Sláine: The Shoggey Beast – 3 by Pat Mills and Mike McMahon. In the pouring rain, Ukko and Sláine makes themselves guests at the house (whether the resident likes it or not). if this is the same person who Sláine fought erlier then my prediction about the chopped-off hand would appear to be wrong, as both the human and shoggey form of their host has both hands. There’s not a whole lot of text in this story – they go to sleep (all three in the same bed), the local weird stone seethes with power and the host goes full shoggey. If the human wasn’t sleeping naked then the clothes don’t survive the transformation (as we can see from a small detail…)
Judge Dredd: Pieromania by T.B. Grover and Kim Raymond. Kim making his first appearance in the prog and it’s for a craze.

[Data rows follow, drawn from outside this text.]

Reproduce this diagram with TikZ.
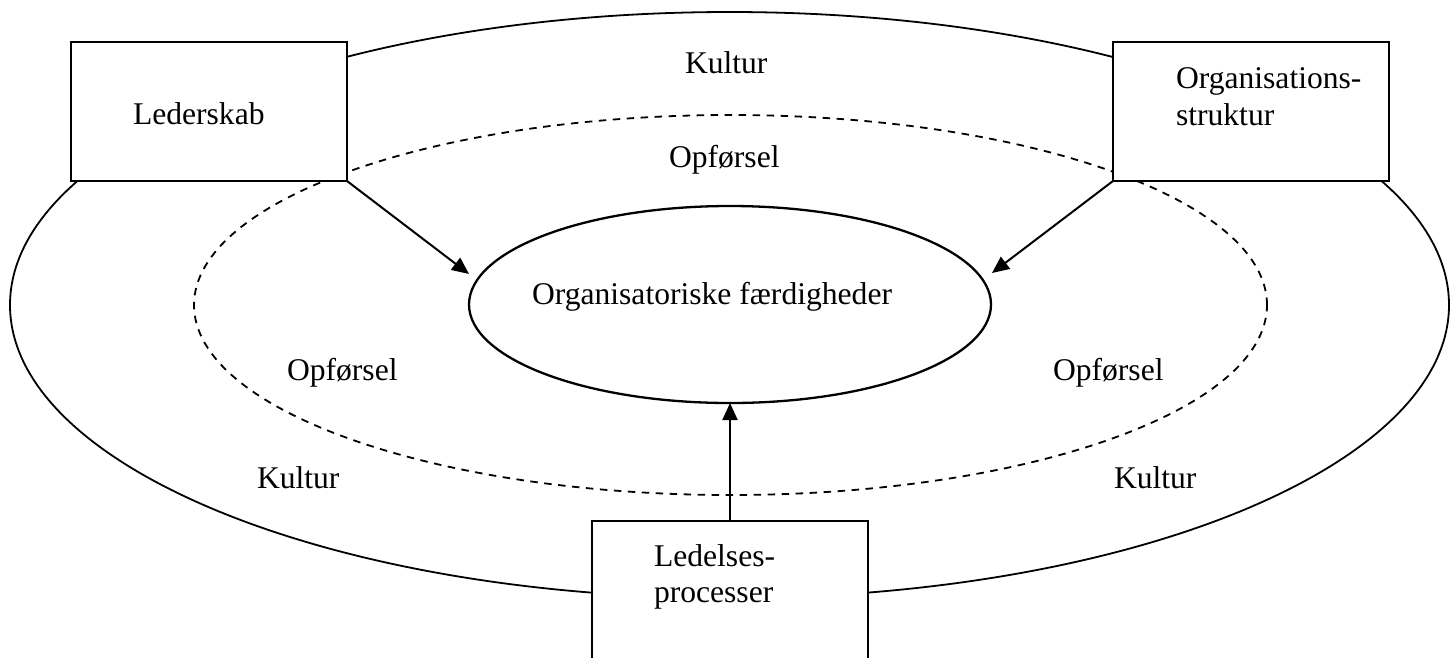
\documentclass[tikz,border=0pt]{standalone}
\usepackage{fontspec}
\setmainfont{Liberation Serif}
\usetikzlibrary{arrows.meta,shapes.geometric}
\begin{document}
\begin{tikzpicture}[x=1pt,y=-1pt,
  lbl/.style={anchor=base west, inner sep=0pt, outer sep=0pt, font=\fontsize{31.6}{37}\selectfont},
  boxnode/.style={draw, fill=white, rectangle, line width=2pt, minimum width=276pt, minimum height=139pt, inner sep=0pt, outer sep=0pt},
  conn/.style={line width=2pt, -{Triangle[length=17pt,width=15pt]}},
  ring/.style={line width=1.8pt},
  dashring/.style={line width=1.8pt, dash pattern=on 7.5pt off 6.5pt}
]
\useasboundingbox (0,0) rectangle (1456,657);
\clip (0,0) rectangle (1456,657);
% rings
\draw[ring] (729.5,305) ellipse [x radius=719.5pt, y radius=293pt];
\draw[dashring] (730.5,305) ellipse [x radius=536.5pt, y radius=190pt];
\node[draw, ellipse, line width=2.3pt, minimum width=522pt, minimum height=197pt, inner sep=0pt, outer sep=0pt] (skills) at (730,304.5) {};
% boxes
\node[boxnode] (lead) at (209,111.5) {};
\node[boxnode] (org) at (1251,111.5) {};
\node[boxnode, minimum height=199pt] (proc) at (730,620.5) {};
% connectors
\coordinate (tipL) at (469,274);
\coordinate (tipR) at (992,273);
\draw[conn] (lead.south east) -- (tipL);
\draw[conn] (org.south west) -- (tipR);
\draw[conn] (proc.north) -- (skills.south);
% labels
\node[lbl] (tk) at (685,73) {Kultur};
\node[lbl] (to) at (669,167) {Opførsel};
\node[lbl] (lo) at (287,380) {Opførsel};
\node[lbl] (lk) at (257,488) {Kultur};
\node[lbl] (ro) at (1053,380) {Opførsel};
\node[lbl] (rk) at (1114,488) {Kultur};
\node[lbl] (tlead) at (133,124) {Lederskab};
\node[lbl] (torg1) at (1176,88) {Organisations-};
\node[lbl] (torg2) at (1176,125) {struktur};
\node[lbl] (tproc1) at (654,566) {Ledelses-};
\node[lbl] (tproc2) at (654,602) {processer};
\node[lbl] (tskills) at (532,304) {Organisatoriske færdigheder};
\end{tikzpicture}
\end{document}
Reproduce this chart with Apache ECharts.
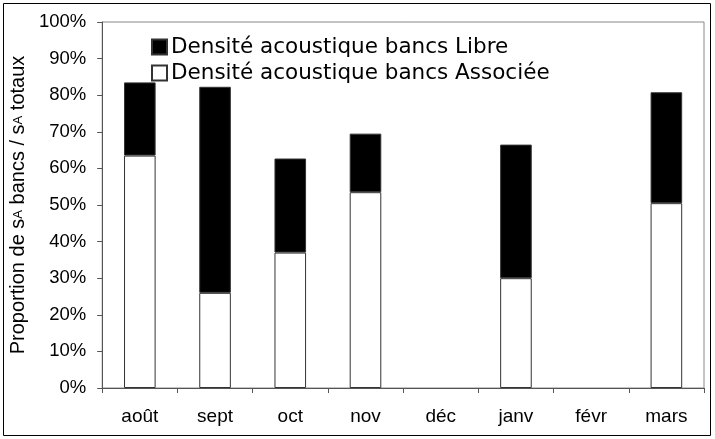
<!DOCTYPE html>
<html>
<head>
<meta charset="utf-8">
<script src="https://cdn.jsdelivr.net/npm/echarts@6/dist/echarts.min.js"></script>
<style>
  html, body { margin: 0; padding: 0; background: #fff; }
  #chart { width: 715px; height: 439px; }
</style>
</head>
<body>
<div id="chart"></div>
<script>
// Months of the survey
const months = ['août', 'sept', 'oct', 'nov', 'déc', 'janv', 'févr', 'mars'];
// Share of acoustic density in associated schools (lower part of each bar), %
const associee = [63.5, 26, 37, 53.5, null, 30, null, 50.5];
// Share of acoustic density in free schools (stacked on top), %
const libre = [20, 56.3, 25.7, 16, null, 36.5, null, 30.3];
// Y-axis tick values
const yTicks = [0, 10, 20, 30, 40, 50, 60, 70, 80, 90, 100];

const font = '"Liberation Sans", Arial, sans-serif';
const legendFont = '"DejaVu Sans", "Liberation Sans", sans-serif';
const chart = echarts.init(document.getElementById('chart'), null, { renderer: 'canvas' });

chart.setOption({
  animation: false,
  backgroundColor: '#fff',
  textStyle: { fontFamily: font, color: '#000' },
  graphic: [{
    type: 'rect',
    shape: { x: 3.5, y: 3.5, width: 707, height: 432 },
    style: { fill: 'none', stroke: '#000', lineWidth: 1 },
    silent: true
  }],
  grid: {
    left: 100, right: 11, top: 22, bottom: 51,
    show: true, borderColor: '#888', borderWidth: 1
  },
  legend: {
    orient: 'vertical',
    left: 146, top: 31,
    itemGap: 4,
    itemWidth: 15, itemHeight: 15,
    icon: 'rect',
    textStyle: { fontFamily: legendFont, fontSize: 21.5, color: '#000', padding: [0, 0, 0, -1] },
    data: ['Densité acoustique bancs Libre', 'Densité acoustique bancs Associée']
  },
  xAxis: {
    type: 'category',
    data: months,
    boundaryGap: true,
    axisLine: { lineStyle: { color: '#555', width: 1 } },
    axisTick: { show: true, alignWithLabel: false, inside: false, length: 5, lineStyle: { color: '#555' } },
    axisLabel: { fontFamily: font, fontSize: 19, color: '#000', margin: 19 },
    splitLine: { show: false }
  },
  yAxis: {
    type: 'value',
    min: yTicks[0], max: yTicks[yTicks.length - 1], interval: 10,
    name: 'Proportion de {n|s}{a|A} bancs / {n|s}{a|A} totaux',
    nameLocation: 'middle',
    nameGap: 60,
    nameRotate: 90,
    nameTextStyle: {
      fontFamily: font, fontSize: 20, color: '#000',
      rich: {
        n: { fontFamily: font, fontSize: 20, color: '#000' },
        a: { fontFamily: font, fontSize: 13, color: '#000' }
      }
    },
    axisLine: { show: true, lineStyle: { color: '#555', width: 1 } },
    axisTick: { show: true, inside: false, length: 5, lineStyle: { color: '#555' } },
    axisLabel: { fontFamily: font, fontSize: 18.5, color: '#000', margin: 16, formatter: '{value}%' },
    splitLine: { show: false }
  },
  series: [
    {
      name: 'Densité acoustique bancs Associée',
      type: 'bar', stack: 'total',
      data: associee,
      barWidth: '42%',
      itemStyle: { color: '#fff', borderColor: '#333', borderWidth: 1 }
    },
    {
      name: 'Densité acoustique bancs Libre',
      type: 'bar', stack: 'total',
      data: libre,
      barWidth: '42%',
      itemStyle: { color: '#000', borderColor: '#333', borderWidth: 1 }
    }
  ]
});
</script>
</body>
</html>
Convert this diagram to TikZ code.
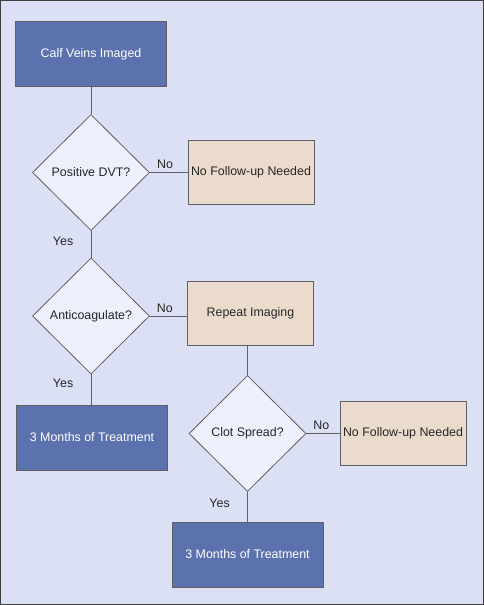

Usually Dredd only gets involved in crazes some time down the line but this time he’s in it right at the beginning, as a mega-citizen throws a custard-substitute pie at Dredd’s face. From there the craze follows the usual trajectory, though McGruder doesn’t capitulate to the demands of concerned citizens by handing out tough sentences (a non-tough sentence in Mega-City terms being six months – those called for were transportation to wor colonies or flogging). Instead the Chief Judge trusts that the craze will burn itself out and in the meantime the judges will ‘have a word’ with pie manufacturers to cut production and keep an eye on pie shops.
Tharg’s Guide to the Future, 2000AD Calendar 1984. Tharg the Mighty (top half) by Eric Bradbury. When I bought this I cut out the calendar and stuck it to my wall, then crossed of the days. Once I got through that phase I stuck them back on the progs again (I’ve mentioned this before). This does mean that my copy of this prog has six month’s worth of tick marks on the days accompanying the top half of Tharg.
Grailpage: the second page of Alan Davis’ D.R. & Quinch story – featuring the pair in the dock facing Judge Thorkwung and surrounded by a baying mob calling for them to be hung. It shows just how far Davis has come as an artist since the early days of Harry Twenty (which was excellent, but did have a few dodgy panels). I guess he probably got some practice in on Marvelman too.
Grailquote: Pat Mills, Sláine: “Have you shelter for two tired, drenched travellers?” Medrawd: “No.” Sláine: “Two tired, drenched, bad-tempered travellers?” Medrawd: “I see.”